Dane wywiadowcze i dostęp do sieci
Najważniejsze elementy amerykańskiego wsparcia dla Ukrainy to - oprócz uzbrojenia - także możliwość jego serwisowania, pociski obrony przeciwlotniczej, dzięki której miasta mogą w miarę normalnie funkcjonować, system Starlink, stanowiący podstawę komunikacji wojskowej oraz informacje wywiadowcze.

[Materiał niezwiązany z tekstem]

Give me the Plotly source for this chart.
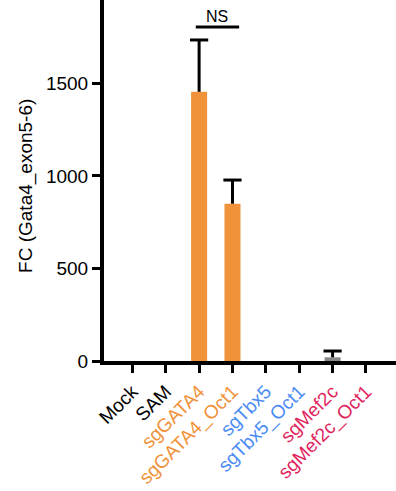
import plotly.graph_objects as go

categories = ["Mock", "SAM", "sgGATA4", "sgGATA4_Oct1", "sgTbx5", "sgTbx5_Oct1", "sgMef2c", "sgMef2c_Oct1"]
values = [0, 0, 1455, 850, 0, 0, 20, 0]
errors = [0, 0, 280, 128, 0, 0, 34, 0]
label_colors = ["#000000", "#000000", "#F0923A", "#F0923A", "#4B8BF4", "#4B8BF4", "#E0245E", "#E0245E"]
bar_colors = ["#F0923A", "#F0923A", "#F0923A", "#F0923A", "#888888", "#888888", "#888888", "#888888"]
y_ticks = [0, 500, 1000, 1500]
y_top_label = 2000

x_idx = list(range(len(categories)))
ticktext = [f"<span style='color:{c}'>{t}</span>" for t, c in zip(categories, label_colors)]

fig = go.Figure()
fig.add_trace(go.Bar(
    x=x_idx, y=values, width=0.48,
    marker=dict(color=bar_colors, line=dict(width=0)),
))

# upward-only error bars (no cap at the bar top)
ex, ey, cx, cy = [], [], [], []
for i, v, e in zip(x_idx, values, errors):
    if e > 0:
        ex += [i, i, None]
        ey += [v, v + e, None]
        cx.append(i)
        cy.append(v + e)
fig.add_trace(go.Scatter(x=ex, y=ey, mode="lines", line=dict(color="black", width=3),
                         hoverinfo="skip"))
fig.add_trace(go.Scatter(x=cx, y=cy, mode="markers",
                         marker=dict(symbol="line-ew", size=13, line=dict(color="black", width=3)),
                         hoverinfo="skip"))

font = "Liberation Sans, Arial, sans-serif"
y_max = 1951
fig.update_layout(
    width=396, height=491,
    margin=dict(l=104, r=0, t=0, b=130),
    plot_bgcolor="white", paper_bgcolor="white",
    showlegend=False,
    font=dict(family=font, size=19, color="black"),
    xaxis=dict(
        range=[-0.85, 7.9], tickmode="array", tickvals=x_idx, ticktext=ticktext,
        tickangle=-45, showline=True, linewidth=4, linecolor="black",
        ticks="outside", ticklen=8, tickwidth=3, tickcolor="black",
        showgrid=False, zeroline=False, tickfont=dict(size=19, family=font),
        automargin=False,
    ),
    yaxis=dict(
        range=[0, y_max], tickmode="array", tickvals=y_ticks,
        showline=True, linewidth=4, linecolor="black",
        ticks="outside", ticklen=8, tickwidth=3, tickcolor="black",
        showgrid=False, zeroline=False, tickfont=dict(size=19, family=font),
        automargin=False,
    ),
)

fig.add_annotation(x=26, y=0.485, xref="paper", yref="paper", text="FC (Gata4_exon5-6)",
                   textangle=-90, showarrow=False, xanchor="center", yanchor="middle",
                   font=dict(size=19, family=font))
fig.layout.annotations[0].x = (26 - 104) / 292
# partially visible top tick label (cut by the canvas edge, as in the reference)
fig.add_annotation(x=0, y=y_top_label / y_max, xref="paper", yref="paper", text=str(y_top_label),
                   xanchor="right", yanchor="middle", xshift=-12, showarrow=False,
                   font=dict(size=19, family=font))
fig.add_shape(type="line", x0=1.9, x1=3.2, y0=1805, y1=1805, xref="x", yref="y",
              line=dict(color="black", width=3))
fig.add_annotation(x=2.55, y=1805, xref="x", yref="y", text="NS", yanchor="bottom",
                   xanchor="center", showarrow=False, font=dict(size=16, family=font))

fig.write_html("out.html", config={"displayModeBar": False},
               post_script="document.body.style.margin='0';document.body.style.padding='0';")
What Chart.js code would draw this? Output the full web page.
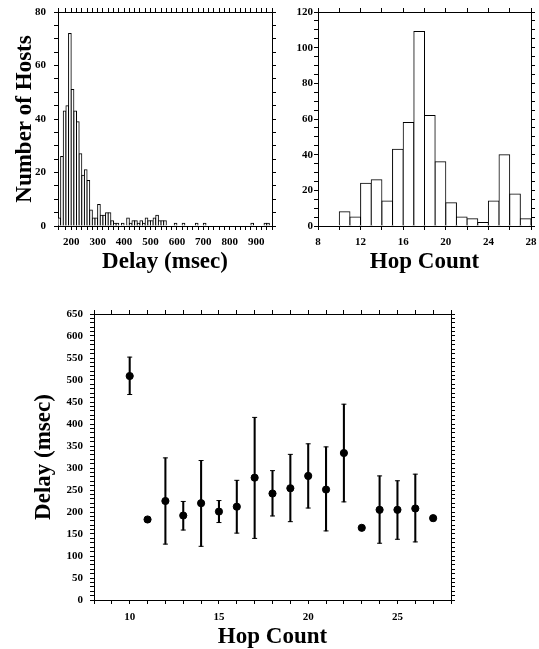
<!DOCTYPE html>
<html>
<head>
<meta charset="utf-8">
<script src="https://cdn.jsdelivr.net/npm/chart.js@4.4.1/dist/chart.umd.min.js"></script>
<style>
  html, body { margin: 0; padding: 0; background: #fff; }
  body { width: 539px; height: 649px; position: relative; overflow: hidden; }
  canvas { position: absolute; }
</style>
</head>
<body>
<canvas id="delayHist" width="278" height="275" style="left:0;top:0"></canvas>
<canvas id="hopHist" width="261" height="275" style="left:278px;top:0"></canvas>
<canvas id="delayByHop" width="539" height="354" style="left:0;top:295px"></canvas>
<script>
// ===== DATA =====
// delay histogram: 10 ms bins starting at 150 ms
const delayBinStart = 150;
const delayBinWidth = 10;
const delayCounts = [
  3, 26, 43, 45, 72, 51, 43, 39, 27, 19,   // 150-249
  21, 17, 6, 3, 3, 8, 4, 4, 5, 5,          // 250-349
  2, 1, 1, 0, 1, 0, 3, 1, 2, 2,            // 350-449
  1, 2, 1, 3, 2, 2, 3, 4, 2, 2,            // 450-549
  2, 0, 0, 0, 1, 0, 0, 1, 0, 0,            // 550-649
  0, 0, 1, 0, 0, 1, 0, 0, 0, 0,            // 650-749
  0, 0, 0, 0, 0, 0, 0, 0, 0, 0,            // 750-849
  0, 0, 0, 1, 0, 0, 0, 0, 1, 1,            // 850-949
  0                                        // 950-959
];
const delayTickLabels = [200, 300, 400, 500, 600, 700, 800, 900];
const hostTickLabels = [0, 20, 40, 60, 80];

// hop count histogram (bin = [hop, hop+1))
const hopBins = [10, 11, 12, 13, 14, 15, 16, 17, 18, 19, 20, 21, 22, 23, 24, 25, 26, 27];
const hopCounts = [8, 5, 24, 26, 14, 43, 58, 109, 62, 36, 13, 5, 4, 2, 14, 40, 18, 4];
const hopTickLabels = [8, 12, 16, 20, 24, 28];
const hopHostTickLabels = [0, 20, 40, 60, 80, 100, 120];

// mean delay per hop count, with error bar ends
const hops = [10, 11, 12, 13, 14, 15, 16, 17, 18, 19, 20, 21, 22, 23, 24, 25, 26, 27];
const meanDelay = [509, 183, 225, 192, 220, 201, 212, 278, 242, 254, 282, 251, 334, 164, 205, 205, 208, 186];
const errLow  = [467, null, 127, 159, 122, 176, 152, 140, 191, 178, 209, 157, 223, null, 129, 138, 132, null];
const errHigh = [552, null, 323, 224, 317, 226, 272, 415, 294, 331, 355, 348, 445, null, 282, 271, 286, null];
const scatterHopLabels = [10, 15, 20, 25];
const delayAxisLabels = [0, 50, 100, 150, 200, 250, 300, 350, 400, 450, 500, 550, 600, 650];

// ===== STYLE HELPERS =====
const FONT = "'Liberation Serif', 'Times New Roman', serif";
const tickFont = { family: FONT, size: 11, weight: 'bold' };
const titleFont = { family: FONT, size: 23, weight: 'bold', lineHeight: 1.05 };

Chart.defaults.animation = false;
Chart.defaults.events = [];
Chart.defaults.color = '#000';

// pin every axis box to a fixed size so the plot frames line up with the picture
function fixSize(size) {
  return scale => {
    if (scale.isHorizontal()) {
      scale.height = size;
      scale.paddingLeft = 0;
      scale.paddingRight = 0;
    } else {
      scale.width = size;
      scale.paddingTop = 0;
      scale.paddingBottom = 0;
    }
  };
}

// one side of the frame; labels = null gives a bare tick axis (mirror side)
function axis(position, min, max, step, labels, size, pad) {
  return {
    type: 'linear', position, min, max, offset: false,
    afterFit: fixSize(size),
    border: { display: true, color: '#000', width: 1 },
    grid: { drawOnChartArea: false, drawTicks: true, tickLength: 4, tickColor: '#000', offset: false },
    ticks: {
      display: !!labels, stepSize: step, autoSkip: false, maxRotation: 0, padding: pad || 3,
      color: '#000', font: tickFont,
      callback: v => (labels && labels.includes(v) ? v : '')
    }
  };
}

function axisTitle(text, pad) {
  return { display: true, text, color: '#000', font: titleFont, padding: pad };
}

const baseOptions = {
  responsive: false,
  layout: { padding: 0 },
  plugins: { legend: { display: false }, tooltip: { enabled: false } }
};

// ===== DELAY HISTOGRAM =====
function initDelayHist() {
  const x = axis('bottom', 150, 960, 20, delayTickLabels, 49, 6);
  x.title = axisTitle('Delay (msec)', { top: 0, bottom: 1 });
  const y = axis('left', 0, 80, 5, hostTickLabels, 58, 8);
  y.title = axisTitle('Number of Hosts', { top: 13, bottom: 0 });
  new Chart(document.getElementById('delayHist'), {
    type: 'bar',
    data: {
      datasets: [{
        data: delayCounts.map((c, i) => ({ x: delayBinStart + delayBinWidth * (i + 0.5), y: c })),
        backgroundColor: '#fff',
        borderColor: '#000',
        borderWidth: 1,
        inflateAmount: 0.5,
        barPercentage: 1,
        categoryPercentage: 1
      }]
    },
    options: Object.assign({}, baseOptions, {
      scales: {
        x, y,
        x2: axis('top', 150, 960, 20, null, 12),
        y2: axis('right', 0, 80, 5, null, 6)
      }
    })
  });
}

// ===== HOP COUNT HISTOGRAM =====
function initHopHist() {
  const x = axis('bottom', 8, 28, 2, hopTickLabels, 49, 6);
  x.title = axisTitle('Hop Count', { top: 0, bottom: 1 });
  new Chart(document.getElementById('hopHist'), {
    type: 'bar',
    data: {
      datasets: [{
        data: hopBins.map((h, i) => ({ x: h + 0.5, y: hopCounts[i] })),
        backgroundColor: '#fff',
        borderColor: '#000',
        borderWidth: 1,
        inflateAmount: 0.5,
        barPercentage: 1,
        categoryPercentage: 1
      }]
    },
    options: Object.assign({}, baseOptions, {
      scales: {
        x,
        y: axis('left', 0, 120, 5, hopHostTickLabels, 40, 1),
        x2: axis('top', 8, 28, 2, null, 12),
        y2: axis('right', 0, 120, 5, null, 8)
      }
    })
  });
}

// ===== DELAY vs HOP COUNT =====
function initScatter() {
  const withErr = hops.map((h, i) => i).filter(i => errLow[i] !== null);
  const x = axis('bottom', 8, 28, 1, scatterHopLabels, 49, 7);
  x.title = axisTitle('Hop Count', { top: 0, bottom: 0 });
  const y = axis('left', 0, 650, 10, delayAxisLabels, 94, 7);
  y.title = axisTitle('Delay (msec)', { top: 32, bottom: 0 });
  new Chart(document.getElementById('delayByHop'), {
    type: 'scatter',
    data: {
      datasets: [
        {
          // mean delay
          data: hops.map((h, i) => ({ x: h, y: meanDelay[i] })),
          backgroundColor: '#000',
          borderColor: '#000',
          pointRadius: 3.6,
          order: 0
        },
        {
          // error bar caps
          data: withErr.map(i => ({ x: hops[i], y: errLow[i] }))
            .concat(withErr.map(i => ({ x: hops[i], y: errHigh[i] }))),
          pointStyle: 'line',
          pointRadius: 2.5,
          borderWidth: 1,
          borderColor: '#000',
          order: 1
        },
        {
          // error bar stems
          type: 'bar',
          data: withErr.map(i => ({ x: hops[i], y: [errLow[i], errHigh[i]] })),
          backgroundColor: '#000',
          borderWidth: 0,
          barThickness: 1.4,
          order: 2
        }
      ]
    },
    options: Object.assign({}, baseOptions, {
      scales: {
        x, y,
        x2: axis('top', 8, 28, 1, null, 19),
        y2: axis('right', 0, 650, 10, null, 88)
      }
    })
  });
}

initDelayHist();
initHopHist();
initScatter();
</script>
</body>
</html>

"The Economist" zwraca szczególną uwagę na te ostatnie. "Dzięki nim siły zbrojne (Ukrainy) widzą wszelkie rodzaje zagrożeń: rosyjskie samoloty, które mają uderzyć, rosyjskie siły przygotowujące się do nowych szturmów, dostawy rosyjskiej, irańskiej i północnokoreańskiej broni, magazyny, logistykę i centra operacyjne rosyjskiej machiny wojennej" - wymienił tygodnik.
"Pół roku lub rok"
Wstrzymanie amerykańskiej pomocy dla Ukrainy może być najgorszym scenariuszem, na który muszą się przygotowywać władze w Kijowie - odnotowuje ukraińska sekcja BBC. Cytuje analityka Mykołę Bieleskowa, który stwierdził, że kraj może wytrzymać "pół roku lub rok, aby dać Europie kolejny rok na zwiększenie produkcji amunicji". - Możemy ponieść duże straty, możemy stracić kolejne części swojego terytorium. Ale nie mamy innego wyboru, jak walczyć, pomimo trudności - stwierdził Bieleskow.
Według brytyjskiego tygodnika "The Economist", wstrzymanie przez USA dostaw rakiet Patriot na Ukrainę oznaczałoby, że większa część kraju może być narażona na takie zniszczenia, jak miasta przyfrontowe, np. Charków, gdzie rozlokowanie drogich systemów obrony powietrznej jest zbyt ryzykowne.
- Nikt nie chce wierzyć w najgorszy scenariusz. Ale pojawia się obawa, że niektórych części (uzbrojenia) po prostu nie da się zamienić - powiedziało gazecie źródło zbliżone do ukraińskiego dowództwa wojskowego.